TAMPA, Fla. — Suspended Hillsborough County State Attorney Andrew Warren's attorneys filed a reply in federal court Friday, which now continues his legal challenge against Florida Gov. Ron DeSantis.
The reply addresses arguments made by DeSantis' lawyers along with requests made last week to dismiss Warren's lawsuit, a news release explains.
“As I’ve said from the beginning, there is so much more at stake here than my job,” Warren, former state attorney for Tampa/Hillsborough County, said in a video posted Friday. “This is about making sure that the people choose their elected officials. It’s about making sure that the governor doesn’t just get to throw out people’s votes because he doesn’t like the outcome of an election.”
Warren's caption on the tweet said they're filing their reply brief to continue the fight against DeSantis' "abuse of power."
"We're fighting for the people--to make sure elections still matter," the caption read. "We didn't pick this fight but are proud to be on the side of democracy & the rule of law. 10 days until court hearing.
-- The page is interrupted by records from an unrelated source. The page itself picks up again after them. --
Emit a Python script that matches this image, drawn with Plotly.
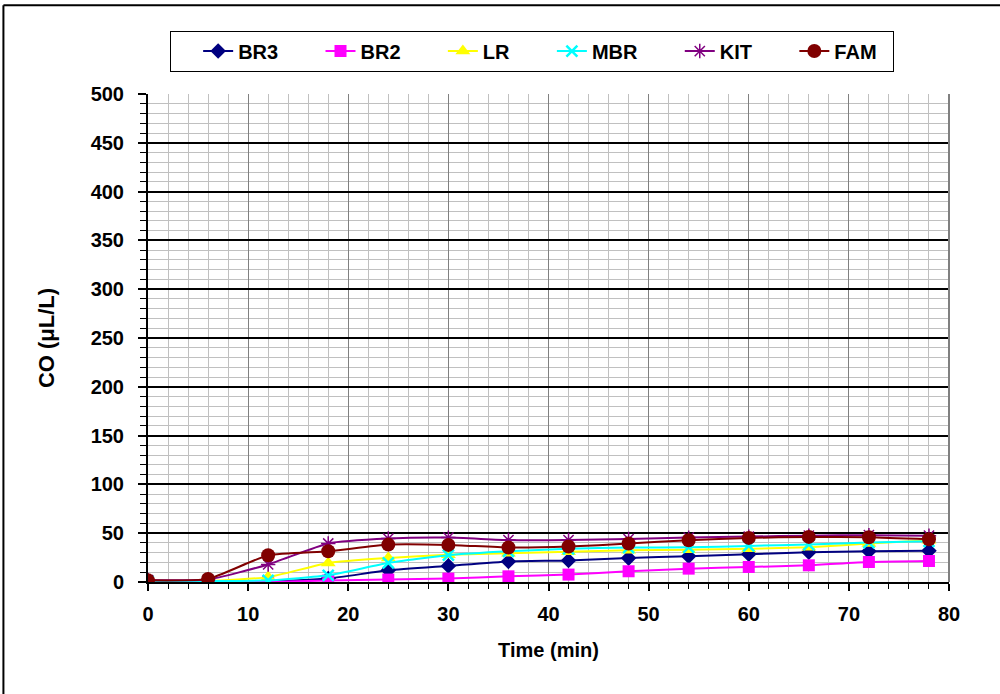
import plotly.graph_objects as go

time_min = [0, 6, 12, 18, 24, 30, 36, 42, 48, 54, 60, 66, 72, 78]

br3 = [1, 1, 0.5, 3.5, 12, 16.5, 21, 22, 24.5, 26.5, 28.5, 30.5, 31.5, 32]
br2 = [0, 0, 0, 1.5, 2.5, 3.5, 5.8, 7.6, 11, 13.7, 15.4, 17.1, 20.5, 21.5]
lr = [1, 1, 5, 19.5, 24.6, 28, 29.5, 31, 32.5, 33, 34, 35.6, 39.4, 42.8]
mbr = [1, 1, 1.7, 6.9, 19.5, 27.5, 31.5, 34, 35.3, 35.5, 37, 38.3, 40.4, 41.7]
kit = [2, 2.5, 18, 39.5, 44.5, 45.5, 43, 43, 44, 45.5, 46.5, 47.5, 48, 47.5]
fam = [1.7, 3.2, 27.4, 31.5, 38.3, 38, 35.3, 36.3, 39.4, 42.8, 45.2, 46.2, 45.9, 43.8]

series_names = ["BR3", "BR2", "LR", "MBR", "KIT", "FAM"]

styles = [
    ("#000080", "diamond", 12, None),
    ("#FF00FF", "square", 12, None),
    ("#FFFF00", "triangle-up", 13, None),
    ("#00FFFF", "x-thin-open", 11, 2.5),
    ("#800080", "asterisk-open", 12, 1.5),
    ("#800000", "circle", 14, None),
]

FONT = "Liberation Sans, Arial, sans-serif"
PAD = "\u00a0" * 6 + "\u2009"

fig = go.Figure()
for i, (name, vals) in enumerate(zip(series_names, [br3, br2, lr, mbr, kit, fam])):
    color, sym, size, mlw = styles[i]
    marker = dict(symbol=sym, size=size, color=color)
    marker["line"] = dict(color=color, width=mlw) if mlw is not None else dict(width=0)
    label = name + (PAD if i < len(series_names) - 1 else "\u00a0\u00a0")
    fig.add_trace(go.Scatter(
        x=time_min, y=vals, name=label, mode="lines+markers",
        line=dict(color=color, width=2, shape="spline", smoothing=0.5),
        marker=marker,
    ))

fig.update_layout(
    width=1000, height=694,
    margin=dict(l=148, r=51, t=94, b=112),
    paper_bgcolor="white", plot_bgcolor="white",
    font=dict(family=FONT, size=20, color="black"),
    showlegend=True,
    legend=dict(
        orientation="h", x=0.48, xanchor="center", y=1.13, yanchor="top",
        bordercolor="black", borderwidth=1, bgcolor="white",
        font=dict(family=FONT, size=20, color="black", weight="bold"),
        traceorder="normal",
        title=dict(text="\u00a0\u00a0\u00a0", side="left",
                   font=dict(family=FONT, size=20)),
    ),
    xaxis=dict(
        range=[0, 80], dtick=10, tick0=0,
        showgrid=True, gridcolor="#808080", gridwidth=1,
        minor=dict(dtick=2, showgrid=True, gridcolor="#C0C0C0", gridwidth=1,
                   ticks="outside", ticklen=5, tickcolor="black", tickwidth=1),
        ticks="outside", ticklen=7, tickcolor="black", tickwidth=2,
        showline=True, linecolor="black", linewidth=2, mirror=False,
        zeroline=False, ticklabelstandoff=6,
        tickfont=dict(family=FONT, size=20, weight="bold"),
        title=dict(text="Time (min)", font=dict(family=FONT, size=20, weight="bold"), standoff=19),
    ),
    yaxis=dict(
        range=[0, 500], dtick=50, tick0=0,
        showgrid=True, gridcolor="black", gridwidth=1.5,
        minor=dict(dtick=10, showgrid=True, gridcolor="#C0C0C0", gridwidth=1,
                   ticks="outside", ticklen=6, tickcolor="black", tickwidth=1),
        ticks="outside", ticklen=8, tickcolor="black", tickwidth=2,
        showline=True, linecolor="black", linewidth=2,
        zeroline=False, ticklabelstandoff=10,
        tickfont=dict(family=FONT, size=20, weight="bold"),
        title=dict(text="CO (μL/L)", font=dict(family=FONT, size=22, weight="bold"), standoff=30),
    ),
    shapes=[
        dict(type="line", xref="paper", yref="paper", x0=1, x1=1, y0=0, y1=1,
             line=dict(color="#808080", width=2)),
        dict(type="line", xref="paper", yref="paper", x0=-0.1805, x1=1.065, y0=1.182, y1=1.182,
             line=dict(color="black", width=2), layer="below"),
        dict(type="line", xref="paper", yref="paper", x0=-0.1805, x1=-0.1805, y0=-0.3, y1=1.182,
             line=dict(color="black", width=2), layer="below"),
    ],
)

fig.write_html(
    "out.html", config={"displayModeBar": False},
    post_script=("document.body.style.margin='0';document.body.style.overflow='hidden';"
                 "document.documentElement.style.overflow='hidden';"),
)
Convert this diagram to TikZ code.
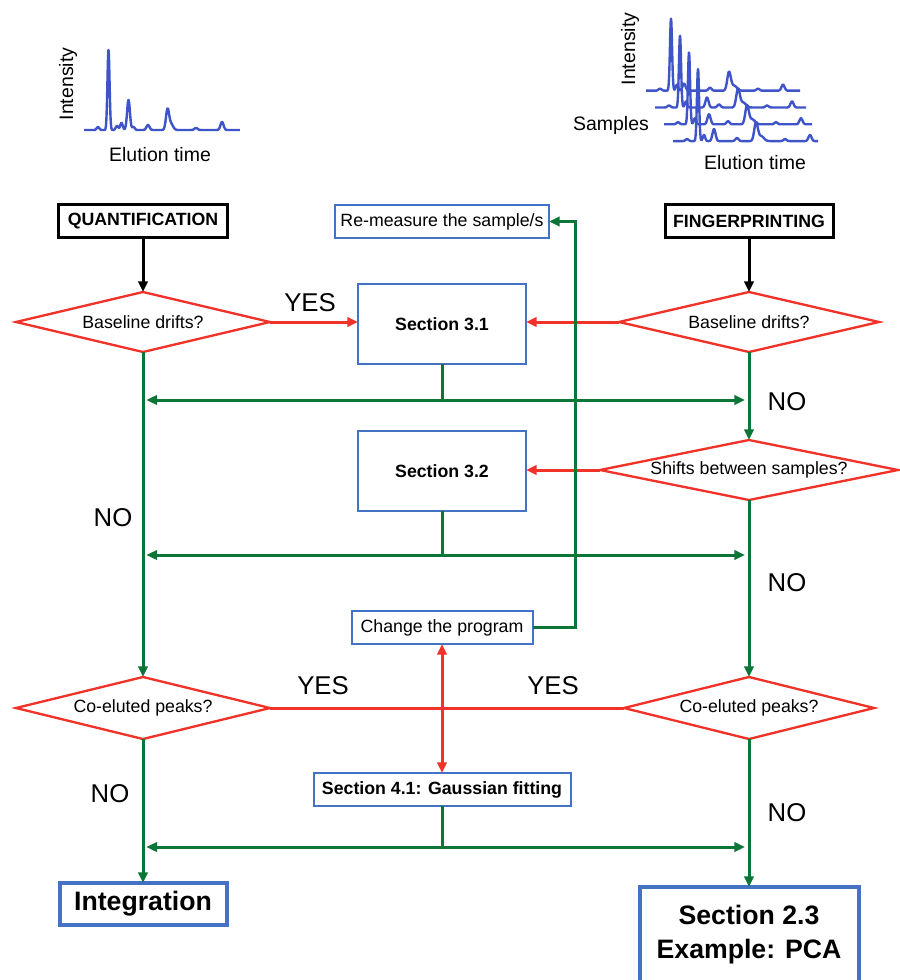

Stay tuned."
Warren's reply reportedly stands on two arguments made with his lawsuit filed on Aug. 17:
- DeSantis violated Warren’s First Amendment right to free speech
- The governor overstepped his authority in suspending Warren on Aug. 4.
Some of the arguments made in Warren's response include, "DeSantis cannot justify retaliating against Warren for Warren’s speech because Warren is not his employee," "[C]ourts, not the governor, define the standards for suspension under the Florida Constitution" and "Nor can DeSantis avoid answering in court for his illegal actions by hiding beneath the cloak of sovereign immunity because Florida—not DeSantis—is the sovereign."
“In suspending Warren, DeSantis violated the First Amendment and the Florida Constitution, and Warren is entitled to an injunction to remedy these violations. In his brief, DeSantis fails to establish otherwise," Warren’s attorneys write in the reply brief. "Instead, he demonstrates that he misunderstands not only the office to which he was elected, but also the office to which Warren was twice elected.”
Oral arguments are set for Monday, Sept. 19 before Judge Robert Hinkle at the U.S. District Court for the Northern District of Florida in Tallahassee.
DeSantis issued a response last week to the lawsuit filed by Warren.
In the response, DeSantis argues he has the right to take Warren out of the job based on the "broad authorities to oversee the State's executive branch."
The governor initially announced the suspension of State Attorney Andrew Warren on Aug. 4 due to what he described as a "neglect of duty."
According to an order released by the governor's office, Warren "demonstrated his incompetence and willful defiance of his duty" starting at least in 2021. DeSantis' order cited article four, section seven of the Florida Constitution in allowing him to suspend Warren.
The order cites joint statements Warren issued on topics including transition-related health care for transgender youth, abortion rights and his instituting policies against prosecuting certain "criminal violations" as reasons for his suspension.